ExpandNCM[(a + b) ** (c + z)]


I got

a ** c + a ** z + b ** c + b ** z


But the problem is, it does not recognize the real number such that

ExpandNCM[2 (a + b) ** (c + z)]
2 (a + b) ** (c + z)


It will work if I make it like (Obviously)

2 * ExpandNCM[(a + b) ** (c + z)]
2 (a ** c + a ** z + b ** c + b ** z)


Would you help me to add some condition that if the variable is Real number, then take it out front?

I've seen this done in the NCAlgebra package.
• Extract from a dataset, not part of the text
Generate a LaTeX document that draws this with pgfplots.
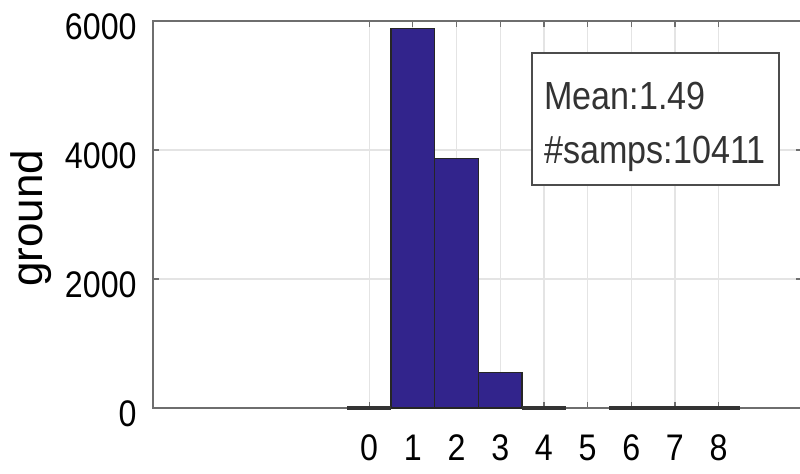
\documentclass[border=0pt]{standalone}
\usepackage{pgfplots}
\pgfplotsset{compat=1.18}
\usepackage{fontspec}
\setmainfont{Liberation Sans}[FakeStretch=0.87]
\newfontfamily\ylabfont{Liberation Sans}
\definecolor{barblue}{RGB}{50,36,140}
\definecolor{axgray}{RGB}{110,110,110}
\definecolor{gridgray}{RGB}{228,228,228}
\begin{document}
\fontsize{18.5}{22}\selectfont
\begin{tikzpicture}
\begin{axis}[
  name=ax,
  scale only axis,
  width=324.3pt, height=193.5pt,
  xmin=-4.95, xmax=9.9,
  ymin=0, ymax=6000,
  clip=false,
  unbounded coords=jump,
  xtick={0,1,2,3,4,5,6,7,8},
  ytick={0,2000,4000,6000},
  scaled y ticks=false,
  /pgf/number format/1000 sep={},
  /pgf/number format/assume math mode=true,
  tick align=inside,
  major tick length=3pt,
  tick style={axgray, line width=0.6pt},
  axis line style={axgray, line width=0.8pt},
  grid=major,
  major grid style={gridgray, line width=0.6pt},
  xticklabel style={anchor=base, inner sep=0pt, yshift=-26.5pt},
  yticklabel style={anchor=base east, inner sep=0pt, xshift=-8pt, yshift=-9.5pt},
  ylabel={\ylabfont\fontsize{22}{26}\selectfont ground},
  ylabel style={at={(axis description cs:-0.171,0.49)}, anchor=base, inner sep=0pt},
  axis on top=false,
]
% non-empty bins
\addplot[ybar, bar width=1, bar shift=0pt, fill=barblue, draw=black!85, line width=0.6pt] coordinates {
 (1,5880) (2,3870) (3,545)
};
% empty bins (count 0), drawn as flat bars along the baseline
\addplot[sharp plot, no marks, draw=black!80, line width=1.8pt, line cap=butt] coordinates {
 (-0.5,0) (0.5,0) (1,nan) (3.5,0) (4.5,0) (5,nan) (5.5,0) (8.5,0)
};
\draw[fill=white, draw=black!70, line width=0.8pt] (axis cs:3.73,5504) rectangle (axis cs:9.38,3457);
\node[anchor=base west, inner sep=0pt, text=black!80, font=\fontsize{19.6}{23}\selectfont] at (axis cs:4.0,4620) {Mean:1.49};
\node[anchor=base west, inner sep=0pt, text=black!80, font=\fontsize{19.6}{23}\selectfont] at (axis cs:4.0,3798) {\#samps:10411};
\end{axis}
\pgfresetboundingbox
\path[use as bounding box] (ax.south west) ++(-76.5pt,-33pt) rectangle ++(400pt,237pt);
\end{tikzpicture}
\end{document}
The relevant pieces of code can be found in their NCMultiplication.m and are (roughly) these:

Literal[NonCommutativeMultiply[a___, NonCommutativeMultiply[b__], c___]] :=
NonCommutativeMultiply[a, b, c];
Literal[NonCommutativeMultiply[a___, b_ c_, d___]]:=
b NonCommutativeMultiply[a, c, d] /; CommutativeAllQ[b]
Literal[NonCommutativeMultiply[a___, b_, c___]] :=
b NonCommutativeMultiply[a, c] /; CommutativeAllQ[b]
Literal[NonCommutativeMultiply[a_]] := a;
NonCommutativeMultiply[] := 1;


where

CommutativeAllQ[x_Symbol] := CommutativeQ[x];
CommutativeAllQ[x_Integer] := True;
CommutativeAllQ[x_Real] := True;
CommutativeAllQ[x_String] := True;
CommutativeAllQ[c_?NumberQ] := True;
CommutativeAllQ[f_[x___]] :=
If[CommutativeQ[f], Apply[And,Map[CommutativeAllQ,{x}]]
, False
];


where

CommutativeQ[x_Symbol] := True;
CommutativeQ[x_Integer] := True;
CommutativeQ[x_Real] := True;
CommutativeQ[x_String] := True;
If[Global$NC$ForceCommutativeAllQ===True
, CommutativeQ[x_] := CommutativeAllQ[x];
, CommutativeQ[x_] := True;
];
`